Der Prozess um den Aktenklau im Dezernat für Kfz-Diebstahl – Organisierte Kriminalität (LKA 234) an der Stresemannstraße gegen den Sprecher der „Kritischen PolitzistInnen“ Thomas Wüppesahl könnte heute platzen. Grund: Ein Gutachten stellt die Seriosität der Schriftgutachterin Mechthild Niehoff infrage. Mit der Glaubwürdigkeit der 38-jährigen Sachverständigen aber steht und fällt die Anklage gegen den Kritischen Polizisten.

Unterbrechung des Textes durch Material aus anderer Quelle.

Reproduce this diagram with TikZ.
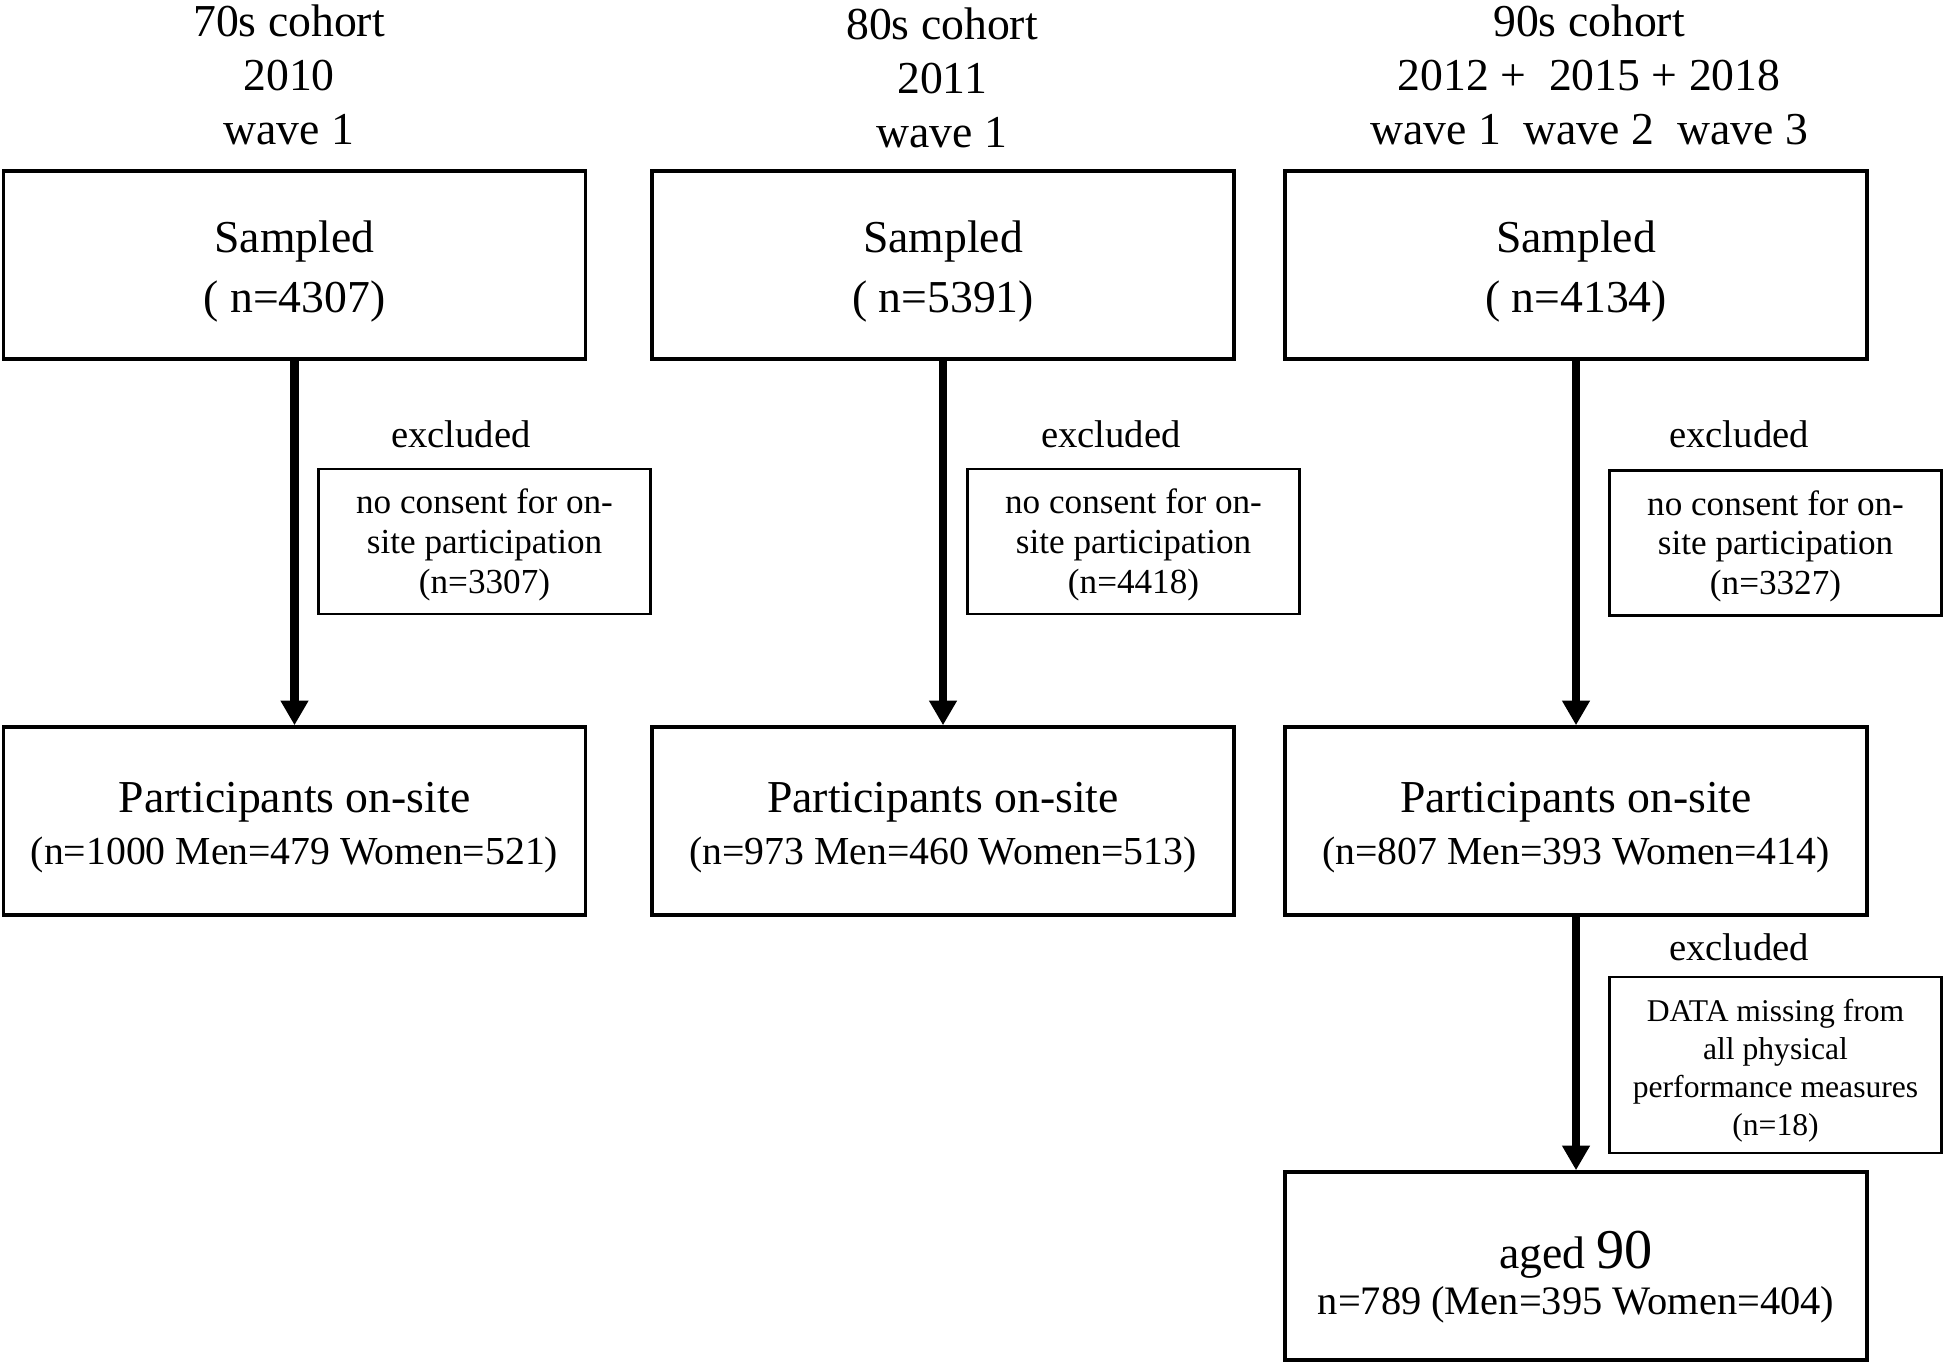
\documentclass[tikz,border=0pt]{standalone}
\usepackage{fontspec}
\setmainfont{Liberation Serif}
\usetikzlibrary{arrows.meta}
\newcommand{\toppad}[1]{\rule{0pt}{#1}}

\begin{document}
\begin{tikzpicture}
\tikzset{ >={Triangle[length=7pt,width=7.5pt]},
  box/.style={draw, line width=1pt, minimum width=5.82cm, minimum height=1.88cm, align=center, inner sep=0pt},
  exbox/.style={draw, line width=0.6pt, minimum width=3.32cm, minimum height=1.45cm, align=center, inner sep=0pt, font=\fontsize{10}{11.3}\selectfont},
  head/.style={align=center, font=\fontsize{13}{15.3}\selectfont},
  exlabel/.style={font=\fontsize{11}{13}\selectfont},
  flow/.style={->, line width=2.4pt},
}

%\draw [lightgray, dashed](0,0) grid (19,13);
\useasboundingbox (0,0) rectangle (19.44,13.65);

% cohort headers
\node [head] (H1) at (2.89,12.90) {70s cohort\\2010\\wave 1};
\node [head] (H2) at (9.42,12.87) {80s cohort\\2011\\wave 1};
\node [head] (H3) at (15.89,12.90) {90s cohort\\2012 + \ 2015 + 2018\\wave 1 \ wave 2 \ wave 3};

% sampled
\node [box, font=\fontsize{13}{17}\selectfont] (S1) at (2.945,11.00) {\toppad{12.6pt}Sampled\\( n=4307)};
\node [box, font=\fontsize{13}{17}\selectfont] (S2) at (9.43,11.00) {\toppad{12.6pt}Sampled\\( n=5391)};
\node [box, font=\fontsize{13}{17}\selectfont] (S3) at (15.76,11.00) {\toppad{12.6pt}Sampled\\( n=4134)};

% participants
\node [box, font=\fontsize{13}{15}\selectfont] (P1) at (2.945,5.44) {\toppad{12.4pt}Participants on-site\\ \fontsize{11.3}{15}\selectfont (n=1000 Men=479 Women=521)};
\node [box, font=\fontsize{13}{15}\selectfont] (P2) at (9.43,5.44) {\toppad{12.4pt}Participants on-site\\ \fontsize{11.3}{15}\selectfont (n=973 Men=460 Women=513)};
\node [box, font=\fontsize{13}{15}\selectfont] (P3) at (15.76,5.44) {\toppad{12.4pt}Participants on-site\\ \fontsize{11.3}{15}\selectfont (n=807 Men=393 Women=414)};

\node [box, font=\fontsize{13}{13}\selectfont] (A3) at (15.76,0.99) {\toppad{17pt}aged {\fontsize{16}{16}\selectfont 90}\\ \fontsize{11.5}{11.5}\selectfont n=789 (Men=395 Women=404)};

% exclusions
\node [exlabel] (X1) at (4.61,9.31) {excluded};
\node [exlabel] (X2) at (11.11,9.31) {excluded};
\node [exlabel] (X3) at (17.39,9.31) {excluded};
\node [exlabel] (X4) at (17.39,4.18) {excluded};

\node [exbox] (E1) at (4.845,8.235) {\toppad{8.9pt}no consent for on-\\site participation\\(n=3307)};
\node [exbox] (E2) at (11.335,8.235) {\toppad{8.9pt}no consent for on-\\site participation\\(n=4418)};
\node [exbox] (E3) at (17.755,8.22) {\toppad{8.9pt}no consent for on-\\site participation\\(n=3327)};
\node [exbox, minimum height=1.76cm, font=\fontsize{9}{10.9}\selectfont] (E4) at (17.755,3.00) {\toppad{9.6pt}DATA missing from\\all physical\\performance measures\\(n=18)};

\draw [flow] (S1) -- (P1);
\draw [flow] (S2) -- (P2);
\draw [flow] (S3) -- (P3);
\draw [flow] (P3) -- (A3);

\end{tikzpicture}
\end{document}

Als gelernter Wirtschaftskriminalist gibt sich Wüppesahl nunmehr gelassen: „Da kommt nur ein Freispruch infrage,“ sagt er der taz hamburg. Aber als Polizist, der schon oft als „Nestbeschmutzer“ bezeichnet wurde, weiß Wüppesahl auch, dass in seinem Fall nicht nur rechtsstaatliche Regeln gelten. „Sie wollen mich kaltstellen und aus dem Polizeidienst entfernen“, sagt er und rechnet deshalb nicht damit, dass Amtsrichter Berthold Herrmann, der offenbar bemüht ist, das Verfahren in Formel-1-Geschwindigkeit durchzuziehen, dem Antrag auf ein weiteres Gutachten entspricht.

Die Geschichte dieses Prozesses beginnt schon im Frühjahr 1997. Damals waren im LKA 234 bekanntlich 72 Fallakten verschwunden (taz hamburg berichtete). Der LKA-234–Leiter Klaus Gneckow machte damals den Sachbearbeiter Herrmann Bünning dafür verantwortlich, dem er die Bagatell-Akten übergeben haben will.

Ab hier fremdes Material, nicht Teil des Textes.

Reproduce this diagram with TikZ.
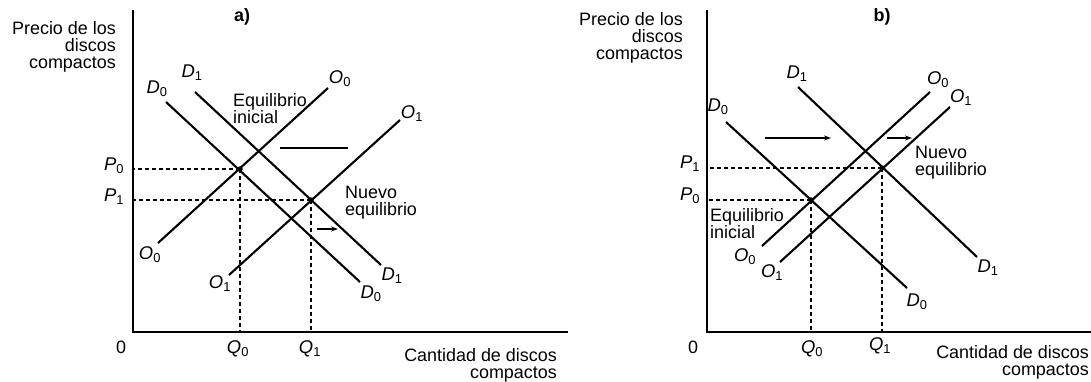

Doch Bünning will mit dem Verschwinden der Akten nichts zu tun haben. . Als Wüppesahl der Dienststelle wegen der offensichtlichen Schlampereien den Datenschutzbeauftragten auf den Hals hetzte, der die „lausigen Verhältnisse“ (Herrmann) bestätigte, geriet Wüppesahl selber ins Visier der internen Ermittler. Dabei mag eine Rolle gespielt haben, dass einige der verlorenen Akten im August 1998 ano-nym an Zeitungsredaktionen geschickt worden waren. Doch eine Hausdurchsuchung bei Wüppesahl brachte nichts, was ihn belastete.

Dreh- und Angelpunkt ist daher das Gutachten der externen Sachverständigen Mechthild Niehoff. Sie glaubt in der Beschriftung von einem der zahlreichen Umschläge „Ähnlichkeiten“ mit der Handschrift Wüppesahls erkannt zu haben. „Gefälligkeitsgutachten“ wehrt Wüppesahl ab, und es wundert den Polizisten, warum die Staatsanwaltschaft nicht auf die eigenen Schriftsachverständigen beim Landeskriminalamt (LKA) zurückgegriffen hat.

Und auch der renommierte Schriftsachverständige Dr. Peter Baier von der Universität Mannheim kann die Schlüsse der Expertin nicht nachvollziehen. Er nennt das Gutachten „unvollständig“ und in „Teilen unzutreffend, da Befunde als übereinstimmend beschrieben sind, die zweifelsfrei abweichend sind“. Baiers Resümee. „Ich kenne die Sachverständige Niehoff seit vielen Jahren und schätzte sie als gut ausgebildete und kompetente Kollegin.“ Daher überrasche ihn „die in diesem Fall unter mehreren Gesichtspunkten als wenig sorgfältig einzustufende Arbeit“.